The weeks of demonstrations — the most sweeping and prolonged unrest to rock US college campuses since the Vietnam war protests of the 1960s and 70s — have already led to several hundred arrests of students and other activists.

Earlier, protesters at Columbia were seen using ropes to hoist crates of supplies up to the building’s second floor, apparently signaling the students had planned to hunker down.

President Joe Biden’s White House had sharply criticised the seizure of Hamilton Hall, with a spokesman saying it was “absolutely the wrong approach.”

“That is not an example of peaceful protest,” the spokesman added.

A nationwide movement 

 

The protests, with Columbia at their epicenter, have posed a challenge to university administrators trying to balance free speech rights with complaints that the rallies have veered into hate.

The unrest has swept through US higher education institutions like wildfire, with many student protesters erecting tent encampments on campuses from coast to coast.

Police arrest protesters during pro-Palestinian demonstrations at The City College Of New York (CUNY) as the NYPD cracks down on protest camps at both Columbia University and CCNY on April 30, 2024 in New York City. PHOTO: AFP

At Columbia, demonstrators have vowed to remain until their demands are met, including that the school divest all financial holdings linked to Israel.

The university has rejected the demand.

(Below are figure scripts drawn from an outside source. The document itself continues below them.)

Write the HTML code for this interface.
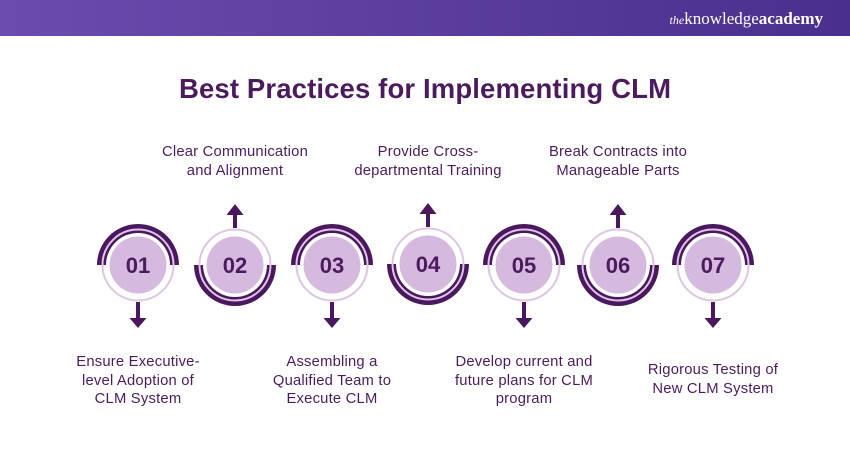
<!DOCTYPE html>
<html><head><meta charset="utf-8"><style>
body{margin:0;width:850px;height:450px;overflow:hidden;background:#fff;}
svg{display:block}
text{font-family:"Liberation Sans",sans-serif;fill:#4b1b5e}
</style></head><body>
<svg width="850" height="450" viewBox="0 0 850 450">
<defs>
<linearGradient id="g" x1="0" x2="1" y1="0" y2="0">
<stop offset="0" stop-color="#6b4cae"/><stop offset="1" stop-color="#4a2f8c"/>
</linearGradient>
<g id="top">
<path d="M-41,0 A41,41 0 0 1 41,0 L32,0 A32,32 0 0 0 -32,0 Z" fill="#4b175e"/>
<circle r="35.5" fill="none" stroke="#dcc6e3" stroke-width="2"/>
<circle r="28.5" fill="#d5b9de"/>
</g>
<g id="bot">
<path d="M-41,0 A41,41 0 0 0 41,0 L32,0 A32,32 0 0 1 -32,0 Z" fill="#4b175e"/>
<circle r="35.5" fill="none" stroke="#dcc6e3" stroke-width="2"/>
<circle r="28.5" fill="#d5b9de"/>
</g>
<g id="down"><rect x="-2" y="37" width="4" height="17" fill="#4b175e"/><path d="M-8.5,53 L8.5,53 L0,63 Z" fill="#4b175e"/></g>
<g id="up"><rect x="-2" y="-54" width="4" height="17" fill="#4b175e"/><path d="M-8.5,-50 L8.5,-50 L0,-61 Z" fill="#4b175e"/></g>
</defs>
<rect width="850" height="36" fill="url(#g)"/>
<text x="823" y="24" text-anchor="end" style="font-family:'Liberation Serif',serif;fill:#fff;font-size:17px"><tspan font-style="italic" font-size="12">the</tspan>knowledge<tspan font-weight="bold">academy</tspan></text>
<text x="425" y="98" text-anchor="middle" font-size="27.5" font-weight="bold" textLength="492">Best Practices for Implementing CLM</text>

<g font-size="22" font-weight="bold" text-anchor="middle">
<g transform="translate(138,265)"><use href="#top"/><use href="#down"/><text y="8">01</text></g>
<g transform="translate(235,265)"><use href="#bot"/><use href="#up"/><text y="8">02</text></g>
<g transform="translate(332,265)"><use href="#top"/><use href="#down"/><text y="8">03</text></g>
<g transform="translate(428,264)"><use href="#bot"/><use href="#up"/><text y="8">04</text></g>
<g transform="translate(524,265)"><use href="#top"/><use href="#down"/><text y="8">05</text></g>
<g transform="translate(618,265)"><use href="#bot"/><use href="#up"/><text y="8">06</text></g>
<g transform="translate(713,265)"><use href="#top"/><use href="#down"/><text y="8">07</text></g>
</g>

<g font-size="14.8" text-anchor="middle" letter-spacing="0.2">
<text x="235" y="156">Clear Communication</text><text x="235" y="175">and Alignment</text>
<text x="428" y="156">Provide Cross-</text><text x="428" y="175">departmental Training</text>
<text x="618" y="156">Break Contracts into</text><text x="618" y="175">Manageable Parts</text>
<text x="138" y="366">Ensure Executive-</text><text x="138" y="385">level Adoption of</text><text x="138" y="403">CLM System</text>
<text x="332" y="366">Assembling a</text><text x="332" y="385">Qualified Team to</text><text x="332" y="403">Execute CLM</text>
<text x="524" y="366">Develop current and</text><text x="524" y="385">future plans for CLM</text><text x="524" y="403">program</text>
<text x="713" y="374">Rigorous Testing of</text><text x="713" y="393">New CLM System</text>
</g>
</svg>
</body></html>
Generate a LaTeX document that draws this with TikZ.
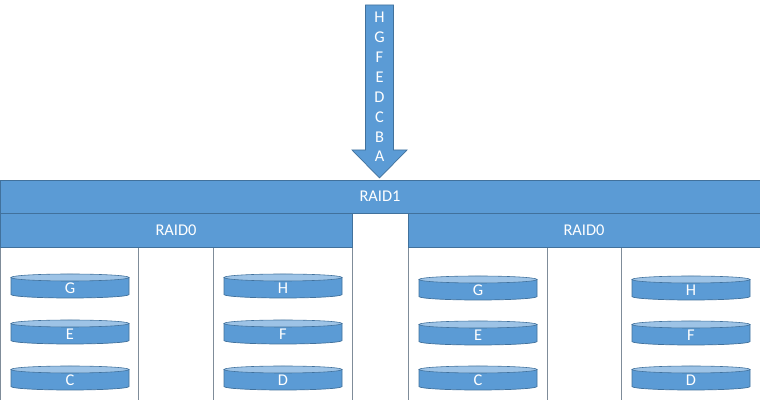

Columbia has warned that students occupying the building face expulsion.

In one of the newest clashes, at the University of North Carolina at Chapel Hill, police moved in Tuesday to clear one encampment, detaining some protesters in a tense showdown.

Meanwhile at northern California’s Cal Poly Humboldt, a week-long occupation was brought to a dramatic end early Tuesday when police moved in to arrest nearly three dozen protesters who had seized buildings and forced the closure of the campus.

In Oregon, Portland State University’s campus was closed Tuesday “due to an ongoing incident” in the library, college authorities said, after local media reported around 50 protesters had broken into the building a day earlier.

Brown University reached an agreement in which student protesters will remove their encampment in exchange for the institution holding a vote on divesting from Israel — a major concession from an elite American university during the protests.

Footage of police in riot gear summoned at various colleges has been viewed around the world.

UN human rights chief Volker Turk voiced concern at the heavy-handed steps taken to disperse the campus protests, saying “freedom of expression and the right to peaceful assembly are fundamental to society.”

He added that “incitement to violence or hatred on grounds of identity or viewpoints — whether real or assumed — must be strongly repudiated.”

Shafik said many Jewish students had fled Columbia’s campus.